What to produce » Omit every picture and return the rest of the data unaltered.

Supplied data »
--- --- ---

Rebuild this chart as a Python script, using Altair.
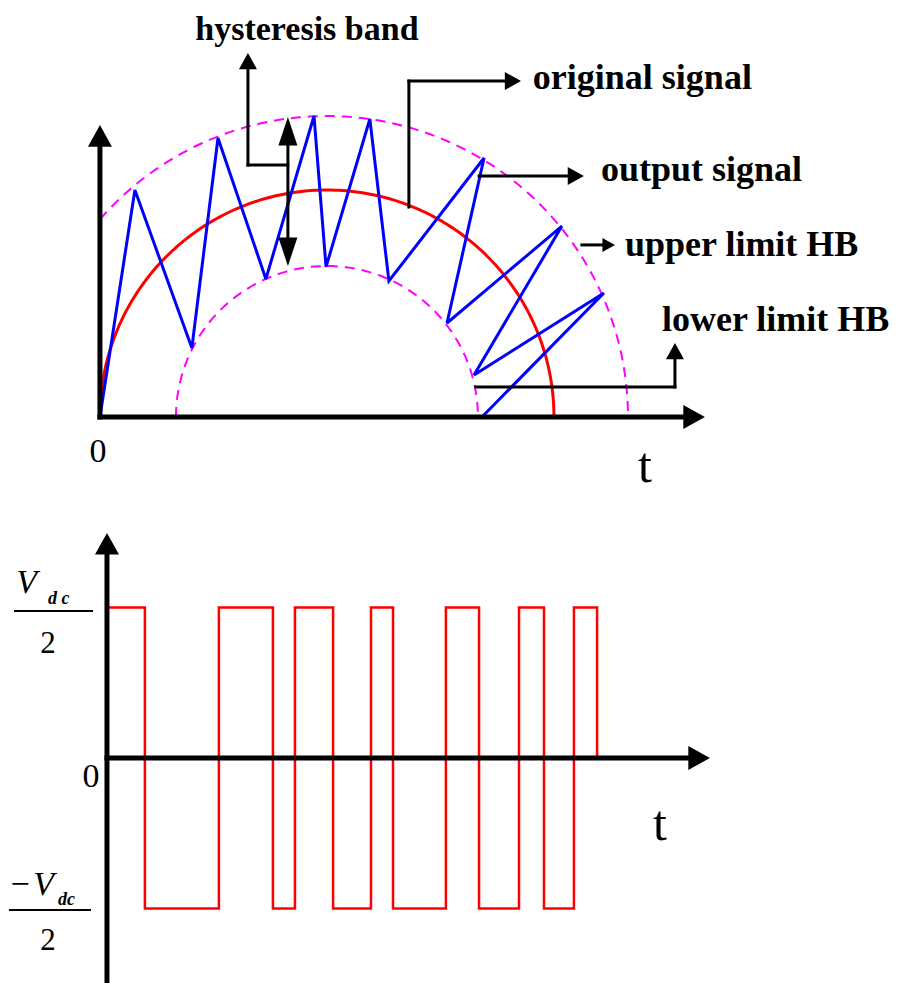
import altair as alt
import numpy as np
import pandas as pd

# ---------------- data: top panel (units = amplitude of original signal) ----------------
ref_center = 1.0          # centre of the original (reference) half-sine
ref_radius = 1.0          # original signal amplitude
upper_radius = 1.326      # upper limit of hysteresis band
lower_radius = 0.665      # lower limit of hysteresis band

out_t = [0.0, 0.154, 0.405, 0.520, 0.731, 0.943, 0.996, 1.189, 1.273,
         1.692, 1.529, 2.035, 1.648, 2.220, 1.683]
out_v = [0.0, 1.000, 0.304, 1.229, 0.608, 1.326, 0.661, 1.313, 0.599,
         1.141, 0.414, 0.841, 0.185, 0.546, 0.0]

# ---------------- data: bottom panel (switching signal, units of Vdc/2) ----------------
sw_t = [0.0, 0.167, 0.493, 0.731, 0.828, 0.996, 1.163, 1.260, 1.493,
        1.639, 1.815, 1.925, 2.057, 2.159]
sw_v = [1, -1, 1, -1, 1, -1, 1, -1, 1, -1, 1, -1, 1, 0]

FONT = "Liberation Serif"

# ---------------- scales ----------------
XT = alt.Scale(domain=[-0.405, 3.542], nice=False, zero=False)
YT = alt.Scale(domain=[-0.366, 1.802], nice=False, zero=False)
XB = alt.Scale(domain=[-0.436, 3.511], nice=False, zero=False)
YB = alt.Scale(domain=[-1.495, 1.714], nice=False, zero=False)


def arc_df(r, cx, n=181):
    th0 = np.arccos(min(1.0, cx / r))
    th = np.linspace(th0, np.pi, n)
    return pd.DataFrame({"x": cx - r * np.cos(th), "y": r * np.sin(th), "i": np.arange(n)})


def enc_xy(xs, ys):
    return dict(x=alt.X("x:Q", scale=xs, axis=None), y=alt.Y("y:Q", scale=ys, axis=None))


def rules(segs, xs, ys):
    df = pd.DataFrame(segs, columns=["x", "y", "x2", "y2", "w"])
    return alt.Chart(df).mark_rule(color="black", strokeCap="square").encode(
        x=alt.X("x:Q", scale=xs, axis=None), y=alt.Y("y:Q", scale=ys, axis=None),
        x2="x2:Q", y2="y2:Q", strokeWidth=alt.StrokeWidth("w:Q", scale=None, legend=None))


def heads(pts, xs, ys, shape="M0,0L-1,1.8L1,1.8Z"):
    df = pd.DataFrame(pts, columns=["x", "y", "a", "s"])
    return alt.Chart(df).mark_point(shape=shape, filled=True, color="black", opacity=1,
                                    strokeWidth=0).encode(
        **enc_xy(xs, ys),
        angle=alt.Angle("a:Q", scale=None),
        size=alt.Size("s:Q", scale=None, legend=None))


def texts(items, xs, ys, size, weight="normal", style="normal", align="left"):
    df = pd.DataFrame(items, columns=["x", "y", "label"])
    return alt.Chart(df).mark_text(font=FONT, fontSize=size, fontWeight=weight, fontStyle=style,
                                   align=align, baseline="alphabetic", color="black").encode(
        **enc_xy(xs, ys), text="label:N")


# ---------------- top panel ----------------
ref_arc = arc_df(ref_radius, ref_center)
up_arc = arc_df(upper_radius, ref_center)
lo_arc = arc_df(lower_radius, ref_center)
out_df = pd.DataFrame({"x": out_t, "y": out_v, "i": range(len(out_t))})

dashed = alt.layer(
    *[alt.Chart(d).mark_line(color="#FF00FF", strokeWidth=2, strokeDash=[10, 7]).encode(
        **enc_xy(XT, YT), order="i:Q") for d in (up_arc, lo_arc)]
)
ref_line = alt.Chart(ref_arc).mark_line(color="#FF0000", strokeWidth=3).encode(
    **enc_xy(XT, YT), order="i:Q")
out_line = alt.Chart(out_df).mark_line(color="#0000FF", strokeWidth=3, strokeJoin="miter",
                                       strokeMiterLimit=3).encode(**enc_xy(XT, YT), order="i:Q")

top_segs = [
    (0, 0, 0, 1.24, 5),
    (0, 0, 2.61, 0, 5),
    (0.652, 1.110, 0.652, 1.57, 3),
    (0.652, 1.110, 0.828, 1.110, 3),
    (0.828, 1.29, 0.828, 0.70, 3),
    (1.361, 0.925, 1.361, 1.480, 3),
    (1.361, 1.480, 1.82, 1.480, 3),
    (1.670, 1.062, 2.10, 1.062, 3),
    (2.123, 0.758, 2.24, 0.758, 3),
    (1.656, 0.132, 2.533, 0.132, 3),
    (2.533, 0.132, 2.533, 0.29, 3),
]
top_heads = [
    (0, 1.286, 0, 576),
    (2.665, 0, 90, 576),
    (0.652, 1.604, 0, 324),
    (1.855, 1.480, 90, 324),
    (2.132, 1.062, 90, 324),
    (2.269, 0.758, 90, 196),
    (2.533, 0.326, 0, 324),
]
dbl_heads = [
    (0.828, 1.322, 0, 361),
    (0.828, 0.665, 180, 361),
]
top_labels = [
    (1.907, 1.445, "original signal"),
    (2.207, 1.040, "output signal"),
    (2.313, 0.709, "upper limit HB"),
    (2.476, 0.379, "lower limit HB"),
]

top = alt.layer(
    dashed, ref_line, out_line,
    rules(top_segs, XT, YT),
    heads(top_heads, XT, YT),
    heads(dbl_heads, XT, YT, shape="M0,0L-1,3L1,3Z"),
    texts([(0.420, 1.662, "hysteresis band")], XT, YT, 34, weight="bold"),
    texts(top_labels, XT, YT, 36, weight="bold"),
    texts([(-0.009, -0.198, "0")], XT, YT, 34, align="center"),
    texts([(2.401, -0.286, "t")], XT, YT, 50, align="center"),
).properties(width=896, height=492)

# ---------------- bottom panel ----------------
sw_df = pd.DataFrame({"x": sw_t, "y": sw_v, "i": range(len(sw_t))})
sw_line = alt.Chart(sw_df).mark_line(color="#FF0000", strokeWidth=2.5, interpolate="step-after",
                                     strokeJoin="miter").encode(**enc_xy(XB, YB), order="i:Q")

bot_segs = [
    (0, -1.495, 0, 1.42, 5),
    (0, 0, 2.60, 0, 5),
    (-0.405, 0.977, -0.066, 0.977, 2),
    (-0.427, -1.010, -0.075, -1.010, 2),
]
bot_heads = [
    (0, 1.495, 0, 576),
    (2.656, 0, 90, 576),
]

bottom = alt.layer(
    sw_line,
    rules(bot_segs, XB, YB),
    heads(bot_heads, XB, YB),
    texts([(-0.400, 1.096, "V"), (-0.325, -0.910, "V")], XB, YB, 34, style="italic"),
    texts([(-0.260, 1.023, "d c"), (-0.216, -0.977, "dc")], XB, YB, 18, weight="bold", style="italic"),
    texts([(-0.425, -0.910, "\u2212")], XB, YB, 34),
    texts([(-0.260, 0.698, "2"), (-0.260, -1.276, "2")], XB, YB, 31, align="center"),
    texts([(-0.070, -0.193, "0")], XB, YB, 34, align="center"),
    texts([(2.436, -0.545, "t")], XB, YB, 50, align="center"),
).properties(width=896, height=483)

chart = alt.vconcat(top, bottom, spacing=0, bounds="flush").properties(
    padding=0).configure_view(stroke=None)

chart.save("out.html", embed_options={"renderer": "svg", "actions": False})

--- --- ---

Worked solution »
Rebuild this chart as a Python script, using Altair.
import altair as alt
import numpy as np
import pandas as pd

# ---------------- data: top panel (units = amplitude of original signal) ----------------
ref_center = 1.0          # centre of the original (reference) half-sine
ref_radius = 1.0          # original signal amplitude
upper_radius = 1.326      # upper limit of hysteresis band
lower_radius = 0.665      # lower limit of hysteresis band

out_t = [0.0, 0.154, 0.405, 0.520, 0.731, 0.943, 0.996, 1.189, 1.273,
         1.692, 1.529, 2.035, 1.648, 2.220, 1.683]
out_v = [0.0, 1.000, 0.304, 1.229, 0.608, 1.326, 0.661, 1.313, 0.599,
         1.141, 0.414, 0.841, 0.185, 0.546, 0.0]

# ---------------- data: bottom panel (switching signal, units of Vdc/2) ----------------
sw_t = [0.0, 0.167, 0.493, 0.731, 0.828, 0.996, 1.163, 1.260, 1.493,
        1.639, 1.815, 1.925, 2.057, 2.159]
sw_v = [1, -1, 1, -1, 1, -1, 1, -1, 1, -1, 1, -1, 1, 0]

FONT = "Liberation Serif"

# ---------------- scales ----------------
XT = alt.Scale(domain=[-0.405, 3.542], nice=False, zero=False)
YT = alt.Scale(domain=[-0.366, 1.802], nice=False, zero=False)
XB = alt.Scale(domain=[-0.436, 3.511], nice=False, zero=False)
YB = alt.Scale(domain=[-1.495, 1.714], nice=False, zero=False)


def arc_df(r, cx, n=181):
    th0 = np.arccos(min(1.0, cx / r))
    th = np.linspace(th0, np.pi, n)
    return pd.DataFrame({"x": cx - r * np.cos(th), "y": r * np.sin(th), "i": np.arange(n)})


def enc_xy(xs, ys):
    return dict(x=alt.X("x:Q", scale=xs, axis=None), y=alt.Y("y:Q", scale=ys, axis=None))


def rules(segs, xs, ys):
    df = pd.DataFrame(segs, columns=["x", "y", "x2", "y2", "w"])
    return alt.Chart(df).mark_rule(color="black", strokeCap="square").encode(
        x=alt.X("x:Q", scale=xs, axis=None), y=alt.Y("y:Q", scale=ys, axis=None),
        x2="x2:Q", y2="y2:Q", strokeWidth=alt.StrokeWidth("w:Q", scale=None, legend=None))


def heads(pts, xs, ys, shape="M0,0L-1,1.8L1,1.8Z"):
    df = pd.DataFrame(pts, columns=["x", "y", "a", "s"])
    return alt.Chart(df).mark_point(shape=shape, filled=True, color="black", opacity=1,
                                    strokeWidth=0).encode(
        **enc_xy(xs, ys),
        angle=alt.Angle("a:Q", scale=None),
        size=alt.Size("s:Q", scale=None, legend=None))


def texts(items, xs, ys, size, weight="normal", style="normal", align="left"):
    df = pd.DataFrame(items, columns=["x", "y", "label"])
    return alt.Chart(df).mark_text(font=FONT, fontSize=size, fontWeight=weight, fontStyle=style,
                                   align=align, baseline="alphabetic", color="black").encode(
        **enc_xy(xs, ys), text="label:N")


# ---------------- top panel ----------------
ref_arc = arc_df(ref_radius, ref_center)
up_arc = arc_df(upper_radius, ref_center)
lo_arc = arc_df(lower_radius, ref_center)
out_df = pd.DataFrame({"x": out_t, "y": out_v, "i": range(len(out_t))})

dashed = alt.layer(
    *[alt.Chart(d).mark_line(color="#FF00FF", strokeWidth=2, strokeDash=[10, 7]).encode(
        **enc_xy(XT, YT), order="i:Q") for d in (up_arc, lo_arc)]
)
ref_line = alt.Chart(ref_arc).mark_line(color="#FF0000", strokeWidth=3).encode(
    **enc_xy(XT, YT), order="i:Q")
out_line = alt.Chart(out_df).mark_line(color="#0000FF", strokeWidth=3, strokeJoin="miter",
                                       strokeMiterLimit=3).encode(**enc_xy(XT, YT), order="i:Q")

top_segs = [
    (0, 0, 0, 1.24, 5),
    (0, 0, 2.61, 0, 5),
    (0.652, 1.110, 0.652, 1.57, 3),
    (0.652, 1.110, 0.828, 1.110, 3),
    (0.828, 1.29, 0.828, 0.70, 3),
    (1.361, 0.925, 1.361, 1.480, 3),
    (1.361, 1.480, 1.82, 1.480, 3),
    (1.670, 1.062, 2.10, 1.062, 3),
    (2.123, 0.758, 2.24, 0.758, 3),
    (1.656, 0.132, 2.533, 0.132, 3),
    (2.533, 0.132, 2.533, 0.29, 3),
]
top_heads = [
    (0, 1.286, 0, 576),
    (2.665, 0, 90, 576),
    (0.652, 1.604, 0, 324),
    (1.855, 1.480, 90, 324),
    (2.132, 1.062, 90, 324),
    (2.269, 0.758, 90, 196),
    (2.533, 0.326, 0, 324),
]
dbl_heads = [
    (0.828, 1.322, 0, 361),
    (0.828, 0.665, 180, 361),
]
top_labels = [
    (1.907, 1.445, "original signal"),
    (2.207, 1.040, "output signal"),
    (2.313, 0.709, "upper limit HB"),
    (2.476, 0.379, "lower limit HB"),
]

top = alt.layer(
    dashed, ref_line, out_line,
    rules(top_segs, XT, YT),
    heads(top_heads, XT, YT),
    heads(dbl_heads, XT, YT, shape="M0,0L-1,3L1,3Z"),
    texts([(0.420, 1.662, "hysteresis band")], XT, YT, 34, weight="bold"),
    texts(top_labels, XT, YT, 36, weight="bold"),
    texts([(-0.009, -0.198, "0")], XT, YT, 34, align="center"),
    texts([(2.401, -0.286, "t")], XT, YT, 50, align="center"),
).properties(width=896, height=492)

# ---------------- bottom panel ----------------
sw_df = pd.DataFrame({"x": sw_t, "y": sw_v, "i": range(len(sw_t))})
sw_line = alt.Chart(sw_df).mark_line(color="#FF0000", strokeWidth=2.5, interpolate="step-after",
                                     strokeJoin="miter").encode(**enc_xy(XB, YB), order="i:Q")

bot_segs = [
    (0, -1.495, 0, 1.42, 5),
    (0, 0, 2.60, 0, 5),
    (-0.405, 0.977, -0.066, 0.977, 2),
    (-0.427, -1.010, -0.075, -1.010, 2),
]
bot_heads = [
    (0, 1.495, 0, 576),
    (2.656, 0, 90, 576),
]

bottom = alt.layer(
    sw_line,
    rules(bot_segs, XB, YB),
    heads(bot_heads, XB, YB),
    texts([(-0.400, 1.096, "V"), (-0.325, -0.910, "V")], XB, YB, 34, style="italic"),
    texts([(-0.260, 1.023, "d c"), (-0.216, -0.977, "dc")], XB, YB, 18, weight="bold", style="italic"),
    texts([(-0.425, -0.910, "\u2212")], XB, YB, 34),
    texts([(-0.260, 0.698, "2"), (-0.260, -1.276, "2")], XB, YB, 31, align="center"),
    texts([(-0.070, -0.193, "0")], XB, YB, 34, align="center"),
    texts([(2.436, -0.545, "t")], XB, YB, 50, align="center"),
).properties(width=896, height=483)

chart = alt.vconcat(top, bottom, spacing=0, bounds="flush").properties(
    padding=0).configure_view(stroke=None)

chart.save("out.html", embed_options={"renderer": "svg", "actions": False})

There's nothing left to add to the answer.